Images of Malcolm and other Movement martyrs or survivors tend not to grow old; it’s always a shock to realize all over again how young they were back in that day. But Roberts’ gen, along with their immediate precursors, have had their own fatal trials. And the choreographer is intent on tracing his cohort’s mortal thoughts. Simple, uniform costumes—pajama-ish bottoms and bare torsos underscore a shared situation, as does the Kehinde Wiley-y flowery backdrop. Solos coalesce into group-gropes with an existential Threat. Roberts treats his dancers as representative brothers, without massifying them. His art dances around commendations of “special” talents like the one voiced by that “Revelations’” fan—commendations which only bring home how speciality is no guarantee of safety. Nor would such praise do even if creativity afforded protection since all black lives matter. Not just those of a talented tenth…
But I’m argufying now and Roberts’ “Ode” isn’t a case statement. The dancers’ moves are more welcoming than I’ve implied, even those twists and feints tuned to Pullen’s attack modes. Roberts has said he hopes to offer a balm. And, on January 2nd, “Ode”‘s healing grooves preceded another charged palliative. The next dance, “Fandango,” a pas de deux choreographed by Lar Lubovitch, could’ve been renamed “Sexual Healing.” The audience throbbed along with the couple, Jacquelin Harris and Yannick Lebrun, as they limned a sexy plurality x 2, transcending static notions of tops and bottoms or any constraining notions of gender (including those upheld by dimmer defenders of trans imperatives). “Fandango” was hot perfection, a wonderfully lucid vision of how sexual intercourse naturally resists social construction.
If “Fandango” stages the variousness of “straight” desire, Robert Battle’s “Mass,” the last dance before “Revelations,” dares to play with more diffuse energies.

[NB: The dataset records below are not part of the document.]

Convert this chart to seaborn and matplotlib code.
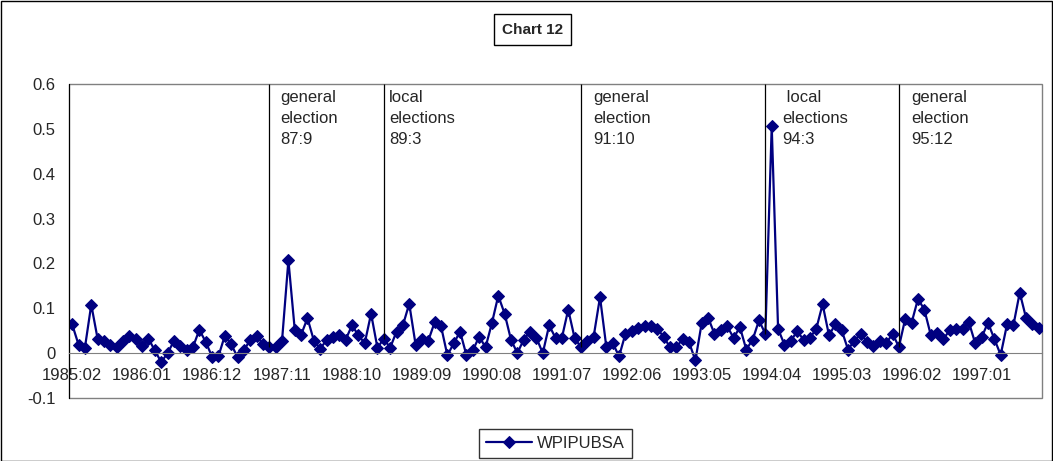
import numpy as np
import pandas as pd
import matplotlib
matplotlib.use('Agg')
import matplotlib.pyplot as plt
from matplotlib.patches import Rectangle
from matplotlib.ticker import FixedLocator, FuncFormatter
import seaborn as sns

# monthly series, 1985:02 .. 1997:10
start_year, start_month = 1985, 2
wpipubsa = [
    0.064, 0.019, 0.012, 0.108, 0.032, 0.027, 0.019, 0.013, 0.027, 0.038,
    0.032, 0.016, 0.032, 0.006, -0.020, 0.000, 0.027, 0.016, 0.007, 0.014,
    0.052, 0.025, -0.008, -0.007, 0.039, 0.020, -0.009, 0.006, 0.030, 0.039,
    0.020, 0.013, 0.013, 0.028, 0.207, 0.052, 0.041, 0.078, 0.028, 0.010,
    0.029, 0.035, 0.041, 0.030, 0.062, 0.040, 0.022, 0.088, 0.012, 0.032,
    0.012, 0.048, 0.062, 0.110, 0.019, 0.032, 0.028, 0.069, 0.060, -0.005,
    0.022, 0.048, -0.005, 0.006, 0.037, 0.013, 0.067, 0.128, 0.088, 0.030,
    0.000, 0.030, 0.048, 0.034, 0.000, 0.062, 0.034, 0.034, 0.097, 0.034,
    0.013, 0.028, 0.037, 0.125, 0.013, 0.022, -0.007, 0.043, 0.050, 0.056,
    0.060, 0.060, 0.054, 0.037, 0.013, 0.013, 0.032, 0.024, -0.016, 0.068,
    0.079, 0.043, 0.051, 0.060, 0.034, 0.058, 0.008, 0.030, 0.073, 0.043,
    0.506, 0.054, 0.019, 0.027, 0.049, 0.030, 0.034, 0.054, 0.109, 0.040,
    0.064, 0.051, 0.008, 0.028, 0.043, 0.025, 0.017, 0.027, 0.022, 0.043,
    0.014, 0.077, 0.068, 0.121, 0.097, 0.041, 0.045, 0.032, 0.051, 0.053,
    0.054, 0.069, 0.022, 0.035, 0.068, 0.032, -0.004, 0.064, 0.062, 0.135,
    0.078, 0.065, 0.057,
]
months = ["%d:%02d" % (start_year + (start_month - 1 + i) // 12, (start_month - 1 + i) % 12 + 1)
          for i in range(len(wpipubsa))]

election_months = ["1987:09", "1989:03", "1991:10", "1994:03", "1995:12"]
election_labels = ["general\nelection\n87:9", "local\nelections\n89:3", "general\nelection\n91:10",
                   " local\nelections\n94:3", "general\nelection\n95:12"]
label_offsets = [8, 4, 9, 12, 9]   # text offset from the line, points

df = pd.DataFrame({"idx": np.arange(len(wpipubsa)), "month": months, "WPIPUBSA": wpipubsa})

sns.set_style("white")
plt.rcParams['font.family'] = ['Liberation Sans', 'DejaVu Sans']
plt.rcParams['axes.unicode_minus'] = False

W, H = 1053, 461
fig = plt.figure(figsize=(W / 100, H / 100), dpi=100)
ax = fig.add_axes([69 / W, 1 - 398 / H, (1042 - 69) / W, (398 - 84) / H])

sns.lineplot(data=df, x="idx", y="WPIPUBSA", ax=ax, color="#000080", lw=1.6,
             marker="D", markersize=6, markeredgecolor="#000080", label="WPIPUBSA")

# election markers
for m, lab, off in zip(election_months, election_labels, label_offsets):
    i = months.index(m)
    ax.vlines(i, df["WPIPUBSA"][i], 0.6, color="black", lw=0.9)
    ax.annotate(lab, xy=(i, 0.6), xytext=(off, -4.5), textcoords="offset points",
                ha="left", va="top", fontsize=12, linespacing=1.5)

ax.set_xlim(-0.5, len(wpipubsa) - 0.5)
ax.set_ylim(-0.1, 0.6)
ax.set_yticks(np.arange(-0.1, 0.61, 0.1))
ax.yaxis.set_major_formatter(FuncFormatter(lambda v, p: "%g" % round(v, 1)))
ax.tick_params(axis="y", direction="out", length=4, width=1, pad=5.5, labelsize=12, color="black")

# category axis crossing at zero
ax.spines["bottom"].set_position(("data", 0))
ax.spines["bottom"].set_color("#808080")
ax.spines["left"].set_color("black")
ax.spines["top"].set_visible(False)
ax.spines["right"].set_visible(False)
ax.set_xticks(df["idx"][::11])
ax.set_xticklabels(df["month"][::11])
ax.xaxis.set_minor_locator(FixedLocator(np.arange(5.5, len(wpipubsa), 6)))
ax.tick_params(axis="x", which="major", length=0, pad=11, labelsize=12)
ax.tick_params(axis="x", which="minor", direction="out", length=4, width=1, color="black")
ax.set_xlabel("")
ax.set_ylabel("")
ax.add_patch(Rectangle((0, 0), 1, 1, transform=ax.transAxes, fill=False,
                       edgecolor="#808080", lw=1, clip_on=False, zorder=0))

h, l = ax.get_legend_handles_labels()
ax.get_legend().remove()
leg = fig.legend(h, l, loc="center", bbox_to_anchor=(555.5 / W, 1 - 443.5 / H), fontsize=12,
                 frameon=True, fancybox=False, edgecolor="black", handlelength=2.75,
                 handletextpad=0.3, borderpad=0.4)
leg.get_frame().set_linewidth(1)

fig.text(532.5 / W, 1 - 29.5 / H, "Chart 12", ha="center", va="center", fontsize=11,
         fontweight="bold", bbox=dict(boxstyle="square,pad=0.55", fc="white", ec="black", lw=1))

fig.patches.append(Rectangle((0.5 / W, 0.5 / H), 1 - 1.5 / W, 1 - 1.5 / H, transform=fig.transFigure,
                             fill=False, edgecolor="black", lw=1))

fig.savefig("out.png", dpi=100)
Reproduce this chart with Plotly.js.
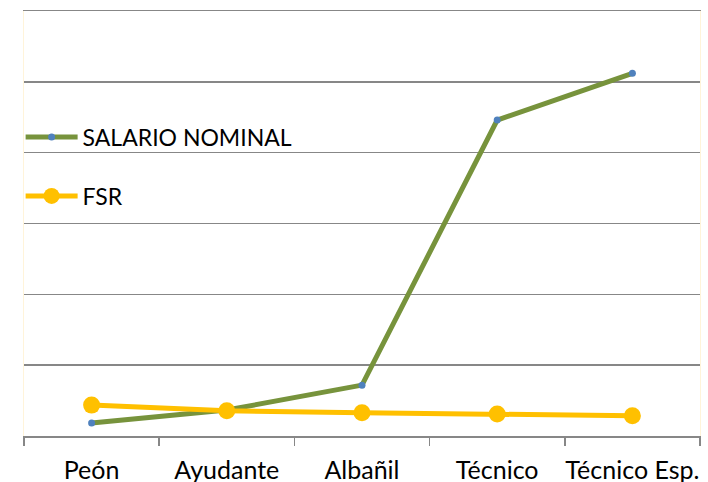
<!DOCTYPE html>
<html>
<head>
<meta charset="utf-8">
<script src="https://cdn.plot.ly/plotly-3.0.1.min.js"></script>
<style>html,body{margin:0;padding:0;background:#fff;}#chart{width:708px;height:482px;}</style>
</head>
<body>
<div id="chart"></div>
<script>
var categories = ["Peón", "Ayudante", "Albañil", "Técnico", "Técnico Esp."];
var salarioNominal = [9.2, 18.3, 35.9, 223, 256];
var fsr = [21.8, 17.8, 16.4, 15.5, 14.3];

var font = "Lato, Carlito, Calibri, sans-serif";

var traces = [
  {
    x: categories, y: salarioNominal, name: "SALARIO NOMINAL",
    type: "scatter", mode: "lines+markers",
    line: {color: "#77933C", width: 5},
    marker: {color: "#4F81BD", size: 7},
    legend: "legend"
  },
  {
    x: categories, y: fsr, name: "FSR",
    type: "scatter", mode: "lines+markers",
    line: {color: "#FFC000", width: 5},
    marker: {color: "#FFC000", size: 17},
    legend: "legend2"
  }
];

var layout = {
  width: 708, height: 482,
  margin: {l: 24, r: 8, t: 11, b: 46},
  paper_bgcolor: "#ffffff", plot_bgcolor: "#ffffff",
  font: {family: font, size: 23, color: "#000"},
  showlegend: true,
  legend: {x: -0.005, xanchor: "left", y: 0.7035, yanchor: "middle", itemwidth: 52,
           bgcolor: "rgba(0,0,0,0)", font: {family: font, size: 23, color: "#000"}},
  legend2: {x: -0.005, xanchor: "left", y: 0.5647, yanchor: "middle", itemwidth: 52,
            bgcolor: "rgba(0,0,0,0)", font: {family: font, size: 23, color: "#000"}},
  xaxis: {
    type: "category",
    range: [-0.5, 4.5], autorange: false,
    showgrid: false,
    showline: true, linecolor: "#878787", linewidth: 1.5,
    mirror: true,
    ticks: "outside", tickson: "boundaries", ticklen: 8, tickcolor: "#878787", tickwidth: 1.5,
    ticklabelstandoff: 11,
    tickangle: 0,
    automargin: false,
    tickfont: {family: font, size: 25, color: "#000"},
    zeroline: false
  },
  yaxis: {
    range: [0, 300], dtick: 50, tick0: 0, autorange: false,
    showticklabels: false, ticks: "",
    showgrid: true, gridcolor: "#878787", gridwidth: 1.5,
    showline: true, linecolor: "#FFF4DA", linewidth: 1, mirror: true,
    zeroline: false
  }
};

Plotly.newPlot("chart", traces, layout, {displayModeBar: false, staticPlot: true});
</script>
</body>
</html>
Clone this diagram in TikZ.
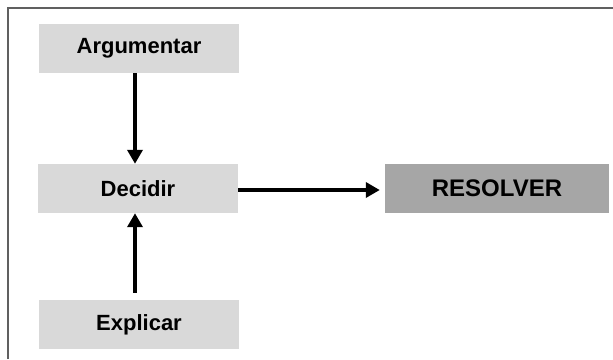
\documentclass[tikz,border=0pt]{standalone}
\usepackage{fontspec}
\setmainfont{Liberation Sans}
\usetikzlibrary{arrows.meta}
\definecolor{boxlight}{HTML}{D9D9D9}
\definecolor{boxdark}{HTML}{A6A6A6}
\definecolor{framegray}{HTML}{606060}
\tikzset{
  lightbox/.style={rectangle, fill=boxlight, draw=none, minimum width=200pt, minimum height=49pt, inner sep=0pt,
    font=\fontsize{22}{26}\selectfont\bfseries},
  darkbox/.style={rectangle, fill=boxdark, draw=none, minimum width=224pt, minimum height=49pt, inner sep=0pt,
    font=\fontsize{24}{28}\selectfont\bfseries},
  arr/.style={line width=3.5pt, -{Triangle[length=14pt,width=15pt]}},
  frameline/.style={draw=framegray, line width=2pt}
}
\begin{document}
\begin{tikzpicture}[x=1pt,y=-1pt]
\useasboundingbox (0,0) rectangle (613,359);
\fill[white] (0,0) rectangle (613,359);
\draw[frameline] (8,359) -- (8,8) -- (613,8);
\node[lightbox] (arg) at (139,48.5) {Argumentar};
\node[lightbox] (dec) at (138,188.5) {Decidir};
\node[lightbox] (exp) at (139,324.5) {Explicar};
\node[darkbox] (res) at (497,188.5) {RESOLVER};
\coordinate (exs) at ([xshift=-4pt,yshift=7pt]exp.north);
\draw[arr] ([xshift=-4pt]arg.south) -- ([xshift=-3pt]dec.north);
\draw[arr] (exs) -- ([xshift=-3pt]dec.south);
\draw[arr, shorten >=5pt] ([yshift=-1.5pt]dec.east) -- ([yshift=-1.5pt]res.west);
\end{tikzpicture}
\end{document}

Battle has said that he was juiced by seeing/hearing Verdi’s “Requiem.” He took that performance as a challenge to make a group dance that would compel as much attention as Verdi’s grand chorus. He didn’t work with silence but the original score he uses is only one component that sparks his piece’s little and bigger bangs. Mass movements alternate with more atomized gestures. Robed dancers march together, play circle games and get the shakes in huddles even as outliers break away, pairing off before jumping back into the crowd or blooming on their own. “Mass” seems to be a creation ritual derived from Asian then African sources. Yet it isn’t a roots move; the choreography (and costumes) aren’t locked on any particular culture or color. “Mass” makes humanity over into a beautiful oddity. Mr. Battle could give Tyler the Creator and the OFWGKTA crew art-life lessons.
Of course, as Artistic Director of Ailey Dance Theater, Battle has had someone closer at hand to mentor. He’s helped Jamar Roberts get lit. Thanks to the two of them, down the line, the Ailey company is sure to provide more surprises than “Revelations.”